I know a lot of us had cars in the 60s that we sure wish we owned now. We didn’t realize what we had at the time.
I had a '65 Chevy Impala that I bought in 1973. I fully appreciated what I had--it was like a Rolls Royce compared to the Volkswagens that my parents had owned for the previous decade--and I drove it for a quarter-million miles before it finally died.
“Radar Love is another.”
I was probably about 14. Went on the train by myself (parents approved) to visit my buddy that had just left our neighborhood (Mpls.) and moved to Kansas City.
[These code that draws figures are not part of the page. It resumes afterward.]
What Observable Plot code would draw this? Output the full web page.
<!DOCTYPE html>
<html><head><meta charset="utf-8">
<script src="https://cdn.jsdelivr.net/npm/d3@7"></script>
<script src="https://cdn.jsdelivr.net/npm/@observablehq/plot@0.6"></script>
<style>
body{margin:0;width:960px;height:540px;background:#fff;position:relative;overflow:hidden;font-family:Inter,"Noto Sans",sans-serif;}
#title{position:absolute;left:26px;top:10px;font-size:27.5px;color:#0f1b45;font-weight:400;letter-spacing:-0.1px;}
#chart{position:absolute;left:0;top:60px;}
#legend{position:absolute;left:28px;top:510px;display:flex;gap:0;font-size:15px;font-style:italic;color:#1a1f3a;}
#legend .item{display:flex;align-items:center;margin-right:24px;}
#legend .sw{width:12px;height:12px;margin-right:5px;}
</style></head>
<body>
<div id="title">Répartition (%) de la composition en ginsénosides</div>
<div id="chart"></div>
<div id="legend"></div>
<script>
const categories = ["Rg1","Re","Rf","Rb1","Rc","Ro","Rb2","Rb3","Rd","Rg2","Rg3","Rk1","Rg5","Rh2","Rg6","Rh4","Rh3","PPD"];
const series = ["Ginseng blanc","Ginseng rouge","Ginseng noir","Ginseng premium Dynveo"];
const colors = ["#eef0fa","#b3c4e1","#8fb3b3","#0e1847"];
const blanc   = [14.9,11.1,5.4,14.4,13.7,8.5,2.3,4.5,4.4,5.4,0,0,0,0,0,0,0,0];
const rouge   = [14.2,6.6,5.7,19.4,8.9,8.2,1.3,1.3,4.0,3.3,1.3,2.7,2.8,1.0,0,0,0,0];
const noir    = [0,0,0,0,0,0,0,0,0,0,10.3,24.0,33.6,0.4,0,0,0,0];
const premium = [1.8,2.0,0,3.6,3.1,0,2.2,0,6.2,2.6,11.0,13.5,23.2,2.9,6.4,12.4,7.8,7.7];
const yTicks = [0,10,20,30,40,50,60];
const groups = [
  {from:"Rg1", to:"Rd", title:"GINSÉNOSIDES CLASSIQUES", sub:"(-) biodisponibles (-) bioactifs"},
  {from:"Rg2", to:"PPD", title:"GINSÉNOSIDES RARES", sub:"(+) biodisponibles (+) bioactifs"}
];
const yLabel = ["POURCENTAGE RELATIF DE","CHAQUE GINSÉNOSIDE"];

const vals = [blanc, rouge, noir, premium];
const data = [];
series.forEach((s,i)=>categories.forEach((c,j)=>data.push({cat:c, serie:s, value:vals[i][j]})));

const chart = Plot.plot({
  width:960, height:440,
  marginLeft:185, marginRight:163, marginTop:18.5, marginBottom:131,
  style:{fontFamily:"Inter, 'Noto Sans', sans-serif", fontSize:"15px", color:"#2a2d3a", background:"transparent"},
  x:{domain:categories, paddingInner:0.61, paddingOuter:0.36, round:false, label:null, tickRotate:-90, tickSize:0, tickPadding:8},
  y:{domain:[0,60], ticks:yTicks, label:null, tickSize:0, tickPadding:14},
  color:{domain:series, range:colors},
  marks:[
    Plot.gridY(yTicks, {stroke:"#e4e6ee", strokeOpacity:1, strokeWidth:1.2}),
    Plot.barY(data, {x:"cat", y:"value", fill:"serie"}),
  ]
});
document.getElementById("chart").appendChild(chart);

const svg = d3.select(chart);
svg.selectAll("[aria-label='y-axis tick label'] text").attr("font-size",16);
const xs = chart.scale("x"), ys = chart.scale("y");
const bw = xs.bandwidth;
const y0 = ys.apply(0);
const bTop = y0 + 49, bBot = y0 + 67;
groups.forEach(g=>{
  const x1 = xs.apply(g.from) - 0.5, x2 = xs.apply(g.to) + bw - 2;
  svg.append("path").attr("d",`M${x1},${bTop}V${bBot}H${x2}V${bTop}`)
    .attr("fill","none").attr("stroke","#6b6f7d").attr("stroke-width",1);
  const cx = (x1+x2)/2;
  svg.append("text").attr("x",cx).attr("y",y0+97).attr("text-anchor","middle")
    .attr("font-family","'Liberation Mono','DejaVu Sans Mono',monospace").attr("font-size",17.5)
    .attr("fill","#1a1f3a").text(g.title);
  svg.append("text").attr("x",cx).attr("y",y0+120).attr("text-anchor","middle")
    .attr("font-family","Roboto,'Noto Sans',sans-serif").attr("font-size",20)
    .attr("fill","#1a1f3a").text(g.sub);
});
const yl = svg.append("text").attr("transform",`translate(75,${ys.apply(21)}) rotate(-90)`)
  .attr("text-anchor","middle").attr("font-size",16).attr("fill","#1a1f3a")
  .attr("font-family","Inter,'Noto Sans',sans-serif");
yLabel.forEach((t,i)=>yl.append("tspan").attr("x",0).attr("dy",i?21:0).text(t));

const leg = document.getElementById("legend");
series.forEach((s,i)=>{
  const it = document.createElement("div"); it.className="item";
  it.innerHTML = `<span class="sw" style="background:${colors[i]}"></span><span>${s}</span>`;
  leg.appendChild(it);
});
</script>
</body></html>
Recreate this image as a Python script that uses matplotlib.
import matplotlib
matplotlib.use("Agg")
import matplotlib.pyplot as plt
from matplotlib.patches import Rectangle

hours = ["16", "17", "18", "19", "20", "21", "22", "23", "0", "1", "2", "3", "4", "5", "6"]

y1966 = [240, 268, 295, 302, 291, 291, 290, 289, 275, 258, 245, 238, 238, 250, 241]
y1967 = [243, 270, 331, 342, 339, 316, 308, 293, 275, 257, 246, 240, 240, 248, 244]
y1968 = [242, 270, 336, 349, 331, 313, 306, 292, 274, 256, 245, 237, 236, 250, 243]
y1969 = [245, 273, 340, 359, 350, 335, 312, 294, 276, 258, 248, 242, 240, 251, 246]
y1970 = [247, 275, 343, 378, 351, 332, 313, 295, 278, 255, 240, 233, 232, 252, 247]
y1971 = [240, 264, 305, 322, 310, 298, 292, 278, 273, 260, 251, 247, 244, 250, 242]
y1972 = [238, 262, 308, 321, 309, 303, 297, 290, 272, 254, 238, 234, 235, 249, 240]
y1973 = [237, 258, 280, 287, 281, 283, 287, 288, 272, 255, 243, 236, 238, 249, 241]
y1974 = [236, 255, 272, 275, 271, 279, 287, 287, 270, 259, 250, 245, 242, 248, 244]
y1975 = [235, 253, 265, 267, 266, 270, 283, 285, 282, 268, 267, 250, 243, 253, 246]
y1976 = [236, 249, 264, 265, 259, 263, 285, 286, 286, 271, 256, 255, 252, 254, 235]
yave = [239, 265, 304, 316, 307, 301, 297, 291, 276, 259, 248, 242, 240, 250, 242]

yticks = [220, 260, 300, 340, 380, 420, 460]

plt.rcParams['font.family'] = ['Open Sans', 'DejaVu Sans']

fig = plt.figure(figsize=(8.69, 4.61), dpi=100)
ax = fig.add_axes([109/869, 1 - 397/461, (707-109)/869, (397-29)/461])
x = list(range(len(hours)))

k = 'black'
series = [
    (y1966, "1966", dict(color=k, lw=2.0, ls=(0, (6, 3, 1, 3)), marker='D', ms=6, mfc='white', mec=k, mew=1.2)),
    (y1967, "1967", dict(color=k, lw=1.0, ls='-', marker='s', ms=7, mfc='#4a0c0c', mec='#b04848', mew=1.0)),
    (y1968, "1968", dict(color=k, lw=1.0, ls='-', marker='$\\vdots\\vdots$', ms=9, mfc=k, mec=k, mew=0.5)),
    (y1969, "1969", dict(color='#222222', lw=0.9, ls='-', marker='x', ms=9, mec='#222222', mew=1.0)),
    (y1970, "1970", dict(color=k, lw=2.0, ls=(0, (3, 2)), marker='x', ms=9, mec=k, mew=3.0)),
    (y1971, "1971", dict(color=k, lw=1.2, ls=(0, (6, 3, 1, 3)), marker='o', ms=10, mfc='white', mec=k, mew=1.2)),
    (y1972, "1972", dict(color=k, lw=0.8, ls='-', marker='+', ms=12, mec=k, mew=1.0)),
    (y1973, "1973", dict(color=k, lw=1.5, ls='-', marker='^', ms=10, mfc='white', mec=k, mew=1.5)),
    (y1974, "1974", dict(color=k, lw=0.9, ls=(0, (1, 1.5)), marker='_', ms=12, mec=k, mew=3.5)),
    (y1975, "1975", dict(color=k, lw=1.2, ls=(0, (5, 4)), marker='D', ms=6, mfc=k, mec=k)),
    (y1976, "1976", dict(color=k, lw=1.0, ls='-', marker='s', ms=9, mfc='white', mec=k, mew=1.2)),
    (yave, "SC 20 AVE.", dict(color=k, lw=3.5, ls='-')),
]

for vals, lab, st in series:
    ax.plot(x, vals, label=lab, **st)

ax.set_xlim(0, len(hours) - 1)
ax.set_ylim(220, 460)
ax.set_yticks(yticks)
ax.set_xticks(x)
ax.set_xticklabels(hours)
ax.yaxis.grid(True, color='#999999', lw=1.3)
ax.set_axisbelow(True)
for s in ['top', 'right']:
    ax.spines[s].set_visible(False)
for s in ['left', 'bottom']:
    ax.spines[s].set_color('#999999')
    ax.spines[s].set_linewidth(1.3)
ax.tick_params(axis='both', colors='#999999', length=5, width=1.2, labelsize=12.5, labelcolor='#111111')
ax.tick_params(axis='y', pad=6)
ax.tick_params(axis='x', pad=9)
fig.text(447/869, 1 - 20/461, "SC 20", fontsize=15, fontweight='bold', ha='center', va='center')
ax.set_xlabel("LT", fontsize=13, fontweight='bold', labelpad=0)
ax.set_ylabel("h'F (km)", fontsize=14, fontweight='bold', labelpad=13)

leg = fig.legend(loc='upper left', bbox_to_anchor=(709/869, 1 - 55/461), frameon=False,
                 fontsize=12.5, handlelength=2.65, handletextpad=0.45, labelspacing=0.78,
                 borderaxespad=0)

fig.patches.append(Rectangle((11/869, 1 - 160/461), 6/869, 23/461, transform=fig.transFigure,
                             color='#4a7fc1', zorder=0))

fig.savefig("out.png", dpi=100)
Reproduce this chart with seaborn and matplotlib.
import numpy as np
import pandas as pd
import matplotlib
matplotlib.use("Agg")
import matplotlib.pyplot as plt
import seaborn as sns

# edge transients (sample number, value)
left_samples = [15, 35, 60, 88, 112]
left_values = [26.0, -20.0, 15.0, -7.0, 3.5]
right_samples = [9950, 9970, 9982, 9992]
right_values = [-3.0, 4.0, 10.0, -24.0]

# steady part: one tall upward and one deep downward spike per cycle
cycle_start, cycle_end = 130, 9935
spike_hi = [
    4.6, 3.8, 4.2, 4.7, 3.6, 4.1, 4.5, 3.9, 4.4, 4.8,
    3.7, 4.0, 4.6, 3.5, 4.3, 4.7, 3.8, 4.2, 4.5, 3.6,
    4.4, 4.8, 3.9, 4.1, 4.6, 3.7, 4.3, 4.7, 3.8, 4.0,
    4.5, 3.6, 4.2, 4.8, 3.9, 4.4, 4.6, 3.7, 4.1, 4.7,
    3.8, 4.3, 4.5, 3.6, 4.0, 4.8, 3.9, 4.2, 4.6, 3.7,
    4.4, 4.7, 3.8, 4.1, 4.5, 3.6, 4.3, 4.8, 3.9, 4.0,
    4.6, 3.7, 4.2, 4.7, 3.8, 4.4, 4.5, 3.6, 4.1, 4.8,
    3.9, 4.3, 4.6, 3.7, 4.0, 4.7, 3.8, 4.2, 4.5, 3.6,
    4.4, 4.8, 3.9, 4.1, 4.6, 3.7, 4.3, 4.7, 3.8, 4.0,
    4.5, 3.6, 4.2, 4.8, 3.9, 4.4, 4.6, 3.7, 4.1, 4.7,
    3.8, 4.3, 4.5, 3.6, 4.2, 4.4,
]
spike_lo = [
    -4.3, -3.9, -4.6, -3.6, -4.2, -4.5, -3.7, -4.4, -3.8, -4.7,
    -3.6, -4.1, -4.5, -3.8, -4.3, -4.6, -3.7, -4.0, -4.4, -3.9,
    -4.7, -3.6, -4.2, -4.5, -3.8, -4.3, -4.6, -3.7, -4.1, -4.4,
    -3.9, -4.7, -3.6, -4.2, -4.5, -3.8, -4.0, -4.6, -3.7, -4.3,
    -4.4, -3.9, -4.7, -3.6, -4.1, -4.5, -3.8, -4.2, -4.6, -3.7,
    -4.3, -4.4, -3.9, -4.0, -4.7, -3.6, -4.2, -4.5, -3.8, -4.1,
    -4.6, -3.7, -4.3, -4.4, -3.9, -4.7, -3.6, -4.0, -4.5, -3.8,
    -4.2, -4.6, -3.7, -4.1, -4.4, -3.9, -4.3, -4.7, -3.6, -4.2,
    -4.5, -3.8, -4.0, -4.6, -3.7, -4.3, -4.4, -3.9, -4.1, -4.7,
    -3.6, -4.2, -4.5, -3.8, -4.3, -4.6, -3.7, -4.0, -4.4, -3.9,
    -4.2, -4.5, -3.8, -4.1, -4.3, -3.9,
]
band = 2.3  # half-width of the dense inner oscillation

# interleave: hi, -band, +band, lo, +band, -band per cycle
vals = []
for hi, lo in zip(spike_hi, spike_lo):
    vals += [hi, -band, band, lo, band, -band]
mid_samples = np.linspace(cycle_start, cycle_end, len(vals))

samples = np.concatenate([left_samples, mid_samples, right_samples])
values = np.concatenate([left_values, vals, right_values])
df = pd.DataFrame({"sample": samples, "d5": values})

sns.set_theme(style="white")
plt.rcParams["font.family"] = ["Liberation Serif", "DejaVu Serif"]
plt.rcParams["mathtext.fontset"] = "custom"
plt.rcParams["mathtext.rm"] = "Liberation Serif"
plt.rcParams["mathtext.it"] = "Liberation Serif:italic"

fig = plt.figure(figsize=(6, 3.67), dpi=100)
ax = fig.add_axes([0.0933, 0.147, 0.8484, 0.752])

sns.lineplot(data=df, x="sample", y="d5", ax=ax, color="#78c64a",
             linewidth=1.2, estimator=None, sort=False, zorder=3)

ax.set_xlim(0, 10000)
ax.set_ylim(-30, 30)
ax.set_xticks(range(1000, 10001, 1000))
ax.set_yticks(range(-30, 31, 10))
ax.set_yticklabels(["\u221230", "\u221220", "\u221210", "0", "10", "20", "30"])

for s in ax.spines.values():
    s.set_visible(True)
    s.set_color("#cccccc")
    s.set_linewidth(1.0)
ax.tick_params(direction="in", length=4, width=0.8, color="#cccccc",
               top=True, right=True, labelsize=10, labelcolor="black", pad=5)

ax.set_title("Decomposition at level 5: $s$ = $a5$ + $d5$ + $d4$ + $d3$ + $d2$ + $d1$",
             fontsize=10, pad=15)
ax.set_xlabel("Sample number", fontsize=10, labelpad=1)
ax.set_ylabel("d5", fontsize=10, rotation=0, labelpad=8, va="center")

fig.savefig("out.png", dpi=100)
He had an older sister that was about 17 or 18. The sister’s boyfriend picked her up, and then we all went somewhere. Maybe it was just to ride in his cool muscle car.
He had Radar Love playing the whole time it seemed. And me and my buddy holding on for dear life in the back seat as the guy drove like a crazy man trying to impress the sister. I thought we were going to die.
https://www.youtube.com/watch?v=78D00dYOBrM
I had to see what the boys were doing in 1979.
Above is Rush live, playing “La Villa Strangiato”. I suppose that may have caused a few car wrecks for those that had the cassette tape. (I doubt it made the radio back then).
Because it’s quite possibly the worst song ever recorded.
Ha. Around that same time I was listening to the same type of songs every Sunday night on WCBS-FM in NYC. That was on the Don K. Reed show, “The Doo-Wop Shop”. Good times.
Believe it, or not, I had that LP ;^)
Never knew the name of the band. In recent years whenever I heard it I thought it was Dire Straits.......
Listened to the song back in the day as a highschooler, and also enjoyed it’s reemergence on the soundtrack to the 1997 movie Boogie Nights. Great movie with period music. Boogie Nights was a breakout film for Mark Wahlberg and a comeback film for Burt Reynolds (Oscar nomination)
Lots of LOL in your post. :)
I was 26 at the time, and a huge rock fan, but I don't remember this song at all.
I was 22 and never heard of it or them either. From the headline, I thought it might be a song about someone who goes around sniffing smelly driver's seats.
Not nearly as many as Born to be Wild (Steppenwolf) or Highway Star (Deep Purple).
WBCN - the ROCK of Boston!!
I must admit, the “Driver’s Seat” song was in my head this morning while making coffee - and it still is. Funny how some songs can do that. (And become “one hit wonders” in the process.)
I’m guessing that studies have been done with regard to the chords, vibration frequencies, or something with regard to music. Although I’m a bit of a geek, so perhaps it’s just a good song!